● Data shown
start
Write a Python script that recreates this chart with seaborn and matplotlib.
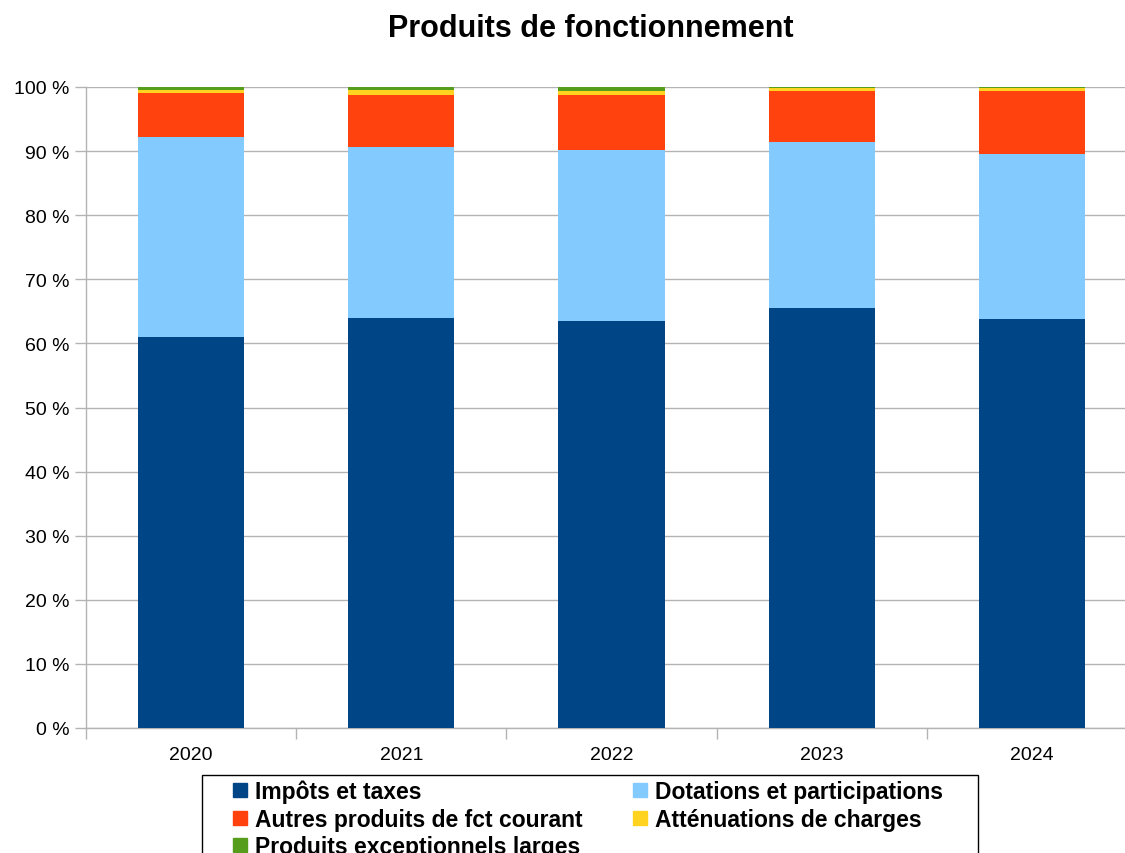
import matplotlib
matplotlib.use("Agg")
import matplotlib.pyplot as plt
import seaborn as sns
import numpy as np
from matplotlib.lines import Line2D
from matplotlib.patches import Rectangle
from matplotlib.ticker import FuncFormatter

years = ["2020", "2021", "2022", "2023", "2024"]
impots = [61.0, 64.0, 63.5, 65.5, 63.8]
dotations = [31.2, 26.6, 26.7, 25.9, 25.7]
autres = [6.9, 8.15, 8.55, 8.0, 9.9]
attenuations = [0.45, 0.75, 0.65, 0.45, 0.45]
exceptionnels = [0.45, 0.5, 0.6, 0.15, 0.15]

series_names = ["Impôts et taxes", "Dotations et participations",
                "Autres produits de fct courant", "Atténuations de charges",
                "Produits exceptionnels larges"]
series_vals = [impots, dotations, autres, attenuations, exceptionnels]
colors = ["#004586", "#83caff", "#ff420e", "#ffd320", "#579d1c"]

sns.set_theme(style="white")
plt.rcParams['font.family'] = ['Liberation Sans', 'DejaVu Sans']
plt.rcParams['text.color'] = 'black'
plt.rcParams['xtick.color'] = 'black'
plt.rcParams['ytick.color'] = 'black'
plt.rcParams['xtick.labelcolor'] = 'black'
plt.rcParams['ytick.labelcolor'] = 'black'

fig = plt.figure(figsize=(11.25, 8.54), dpi=100)
ax = fig.add_axes([86/1125, 1-729/854, (1137-86)/1125, (729-88)/854])

bottom = np.zeros(len(years))
for name, vals, c in zip(series_names, series_vals, colors):
    sns.barplot(x=years, y=vals, bottom=bottom, color=c, width=0.505,
                ax=ax, saturation=1, linewidth=0, zorder=3)
    bottom = bottom + np.array(vals)

ax.set_ylim(0, 100)
ax.set_xlim(-0.5, 4.5)
ax.set_yticks(np.arange(0, 101, 10))
ax.yaxis.set_major_formatter(FuncFormatter(lambda v, p: f"{v:.0f} %"))
ax.grid(axis='y', color='#b3b3b3', linewidth=1, zorder=0)
ax.set_axisbelow(True)
for s in ['top', 'right']:
    ax.spines[s].set_visible(False)
for s in ['left', 'bottom']:
    ax.spines[s].set_color('#b3b3b3')
    ax.spines[s].set_linewidth(1)
ax.set_xticks(np.arange(-0.5, 4.6, 1), minor=True)
ax.tick_params(axis='x', which='minor', length=8, color='#b3b3b3', width=1, direction='out', bottom=True)
ax.tick_params(axis='x', which='major', length=0, pad=13, labelsize=14, labelcolor='black')
ax.tick_params(axis='y', which='major', length=8, color='#b3b3b3', width=1, direction='out',
               left=True, pad=4, labelsize=14, labelcolor='black')
ax.set_xlabel('')
ax.set_ylabel('')

fig.text(591/1125, 1-29/854, "Produits de fonctionnement", ha='center', va='center',
         fontsize=22, fontweight='bold', color='black')

# legend frame
frame = Rectangle((202/1125, -0.1), (978-202)/1125, 0.1 + (854-776)/854,
                  transform=fig.transFigure, facecolor='white', edgecolor='black',
                  linewidth=1, clip_on=False)
fig.patches.append(frame)

order = [0, 2, 4, 1, 3]
handles = [Line2D([0], [0], marker='s', linestyle='none', markersize=9.5,
                  markerfacecolor=colors[i], markeredgecolor=colors[i]) for i in order]
labels = [series_names[i] for i in order]
leg = fig.legend(handles, labels, ncol=2, loc='upper left',
                 bbox_to_anchor=(231/1125, 1-781/854),
                 prop={'weight': 'bold', 'size': 16.5}, frameon=False,
                 handlelength=0.8, handletextpad=0.25, columnspacing=2.1,
                 labelspacing=0.18, borderpad=0, borderaxespad=0)

fig.savefig("out.png", dpi=100)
end
● Exercise objective
Copy each line above that contains the word "matplotlib".

● Result of this exercise
Write a Python script that recreates this chart with seaborn and matplotlib.
import matplotlib
matplotlib.use("Agg")
import matplotlib.pyplot as plt
from matplotlib.lines import Line2D
from matplotlib.patches import Rectangle
from matplotlib.ticker import FuncFormatter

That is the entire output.